Reproduce, character for character, the lines below from the first through the one with "return (H - B - (y - OFF)) / ph". Leave pictures out.

▸ SUPPLIED DATA:
## Start
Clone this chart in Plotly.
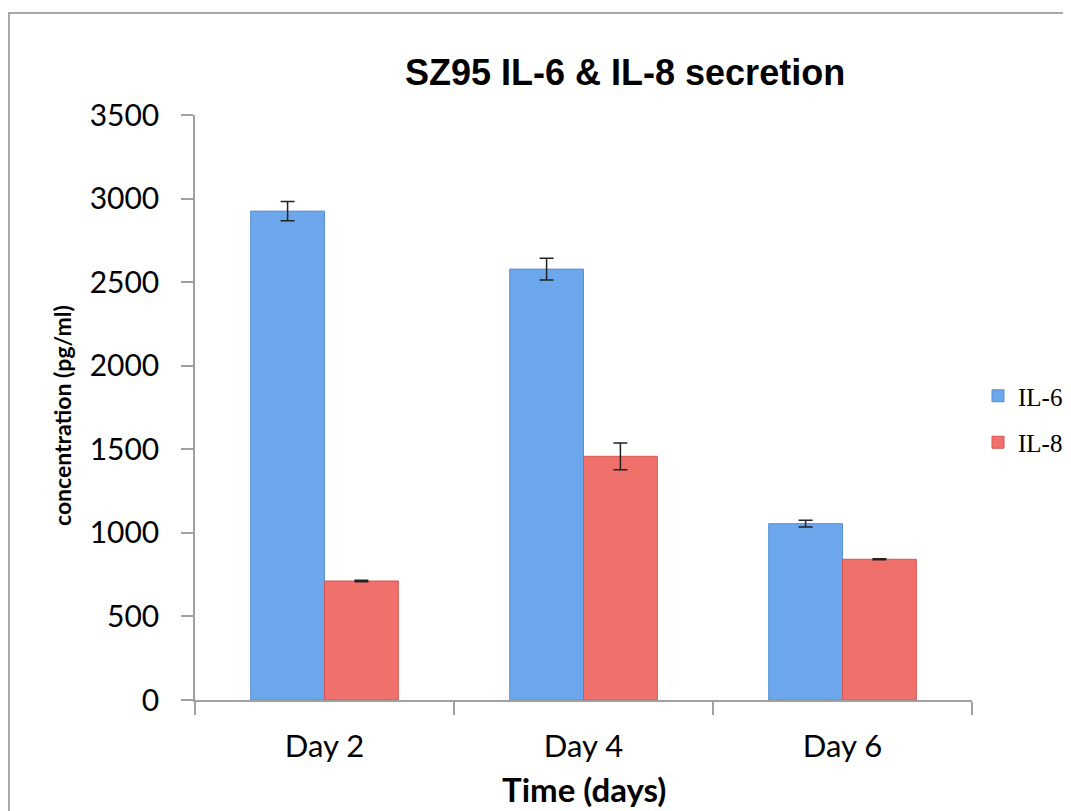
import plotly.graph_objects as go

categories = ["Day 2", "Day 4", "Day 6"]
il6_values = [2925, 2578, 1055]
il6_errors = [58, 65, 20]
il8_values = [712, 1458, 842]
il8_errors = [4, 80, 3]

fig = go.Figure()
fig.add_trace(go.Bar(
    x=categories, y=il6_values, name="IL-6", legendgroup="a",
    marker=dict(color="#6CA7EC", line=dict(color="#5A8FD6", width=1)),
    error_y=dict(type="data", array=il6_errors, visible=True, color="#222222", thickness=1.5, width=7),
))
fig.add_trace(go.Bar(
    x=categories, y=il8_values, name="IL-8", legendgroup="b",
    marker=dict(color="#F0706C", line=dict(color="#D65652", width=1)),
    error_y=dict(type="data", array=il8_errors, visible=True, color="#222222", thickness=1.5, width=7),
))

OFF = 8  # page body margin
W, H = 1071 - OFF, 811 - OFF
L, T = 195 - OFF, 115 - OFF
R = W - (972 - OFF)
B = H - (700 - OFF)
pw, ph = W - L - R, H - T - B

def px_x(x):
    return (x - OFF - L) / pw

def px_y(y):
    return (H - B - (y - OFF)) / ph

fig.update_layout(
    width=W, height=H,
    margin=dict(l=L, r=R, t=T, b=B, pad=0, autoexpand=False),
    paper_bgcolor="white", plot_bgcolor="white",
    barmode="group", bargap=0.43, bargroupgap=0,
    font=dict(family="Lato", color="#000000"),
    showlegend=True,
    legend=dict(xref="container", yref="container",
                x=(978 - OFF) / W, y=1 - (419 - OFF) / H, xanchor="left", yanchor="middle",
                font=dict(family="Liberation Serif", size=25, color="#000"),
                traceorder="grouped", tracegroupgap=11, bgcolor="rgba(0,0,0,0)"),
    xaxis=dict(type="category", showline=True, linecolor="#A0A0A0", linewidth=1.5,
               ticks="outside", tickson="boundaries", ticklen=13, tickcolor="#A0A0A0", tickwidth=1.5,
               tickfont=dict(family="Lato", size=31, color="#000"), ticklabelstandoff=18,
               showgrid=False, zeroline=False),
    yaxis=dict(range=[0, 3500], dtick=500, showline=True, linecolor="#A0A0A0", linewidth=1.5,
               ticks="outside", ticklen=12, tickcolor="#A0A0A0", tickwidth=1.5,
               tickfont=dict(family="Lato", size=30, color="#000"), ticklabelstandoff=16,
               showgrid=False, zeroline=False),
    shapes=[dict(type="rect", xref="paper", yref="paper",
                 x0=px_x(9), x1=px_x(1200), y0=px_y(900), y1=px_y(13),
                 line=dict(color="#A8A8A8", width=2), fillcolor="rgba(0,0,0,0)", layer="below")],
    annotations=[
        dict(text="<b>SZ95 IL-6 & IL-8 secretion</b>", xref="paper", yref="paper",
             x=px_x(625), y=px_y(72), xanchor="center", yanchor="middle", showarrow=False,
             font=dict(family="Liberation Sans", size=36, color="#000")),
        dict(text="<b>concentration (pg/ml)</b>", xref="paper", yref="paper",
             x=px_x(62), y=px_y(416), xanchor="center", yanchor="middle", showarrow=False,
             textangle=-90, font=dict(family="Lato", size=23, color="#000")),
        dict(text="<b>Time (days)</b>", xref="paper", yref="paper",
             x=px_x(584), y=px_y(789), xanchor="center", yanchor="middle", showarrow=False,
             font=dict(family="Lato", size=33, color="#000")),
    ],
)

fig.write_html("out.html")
## End
▸ FINISHED ANSWER:
Clone this chart in Plotly.
import plotly.graph_objects as go

categories = ["Day 2", "Day 4", "Day 6"]
il6_values = [2925, 2578, 1055]
il6_errors = [58, 65, 20]
il8_values = [712, 1458, 842]
il8_errors = [4, 80, 3]

fig = go.Figure()
fig.add_trace(go.Bar(
    x=categories, y=il6_values, name="IL-6", legendgroup="a",
    marker=dict(color="#6CA7EC", line=dict(color="#5A8FD6", width=1)),
    error_y=dict(type="data", array=il6_errors, visible=True, color="#222222", thickness=1.5, width=7),
))
fig.add_trace(go.Bar(
    x=categories, y=il8_values, name="IL-8", legendgroup="b",
    marker=dict(color="#F0706C", line=dict(color="#D65652", width=1)),
    error_y=dict(type="data", array=il8_errors, visible=True, color="#222222", thickness=1.5, width=7),
))

OFF = 8  # page body margin
W, H = 1071 - OFF, 811 - OFF
L, T = 195 - OFF, 115 - OFF
R = W - (972 - OFF)
B = H - (700 - OFF)
pw, ph = W - L - R, H - T - B

def px_x(x):
    return (x - OFF - L) / pw

def px_y(y):
    return (H - B - (y - OFF)) / ph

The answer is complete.